Alternatively, you can build manually with the given Dockerfile.

Open a terminal window and from the root of this directory run:

$ ./build.sh
$ cd catkin_ws
$ catkin build
$ source devel/setup.bash
$ roslaunch simple_scene gazebo.launch

Next, open another terminal and from the root of this directory run:

$ cd catkin_ws
$ source devel/setup.bash
$ roslaunch pick_and_place pick_and_place.launch

• How would you improve the efficiency and reliability?

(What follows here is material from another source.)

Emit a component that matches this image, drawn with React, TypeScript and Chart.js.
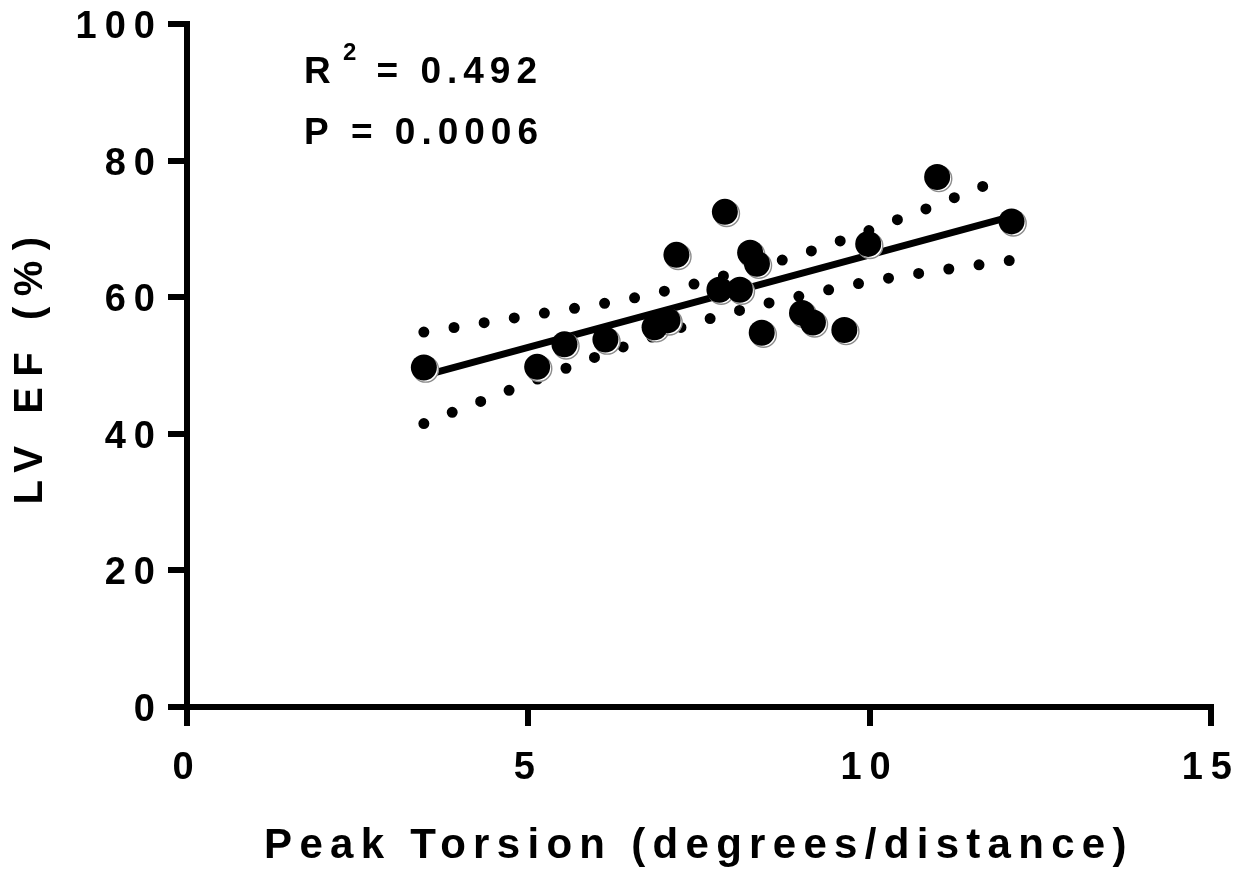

To improve time efficiency, I would further iterate upon the default_velocity_scaling_factor and default_acceleration_scaling_factor, defined in the "joint_limits.yaml" of the robot_moveit_config package, with the intent of increasing each as close to 1 as possible while still robustly performing the task. This could of course come at the cost of pick/place efficiency, so an ideal trade-off must be reached. I would also devote more time into optimizing the path planning, experimenting with different planners (i.e. other than OMPL) as well as the joint limit parameters in the previously mentioned "joint_limits.yaml" file.

• What would you do if we needed multiple robots in a system?

My first solution would be to simply run multiple instances of the MoveIt! framework, one for each robot. Care would need to be taken in order to ensure the workspace of each robot does not overlap. If overlap can't be mitigated, a planning coordination framework must be implemented. A quick search reveals that multiple libraries exist to tackle such multi-robot planning problems (e.g. multi-arm-coordination).

• How would you deploy the application to multiple physical locations? What is needed to scale it?

For scaling the addition of multiple robots, I would develop a modular framework that allows for the control and planning of each robot, with the communication to a "high-level" planning coordination node. The planning coordination node would communicate amongst each robot node and ensure workspaces were not overlapping. For application specific constraints dictated by different physical locations, I would look to create a hardware-agnostic control and planning framework that allowed for differing physical locations of the robot arm(s). This could be achieved by building inputs to the software framework via parameters (e.g. workspace parameters, obstacle parameters, etc.).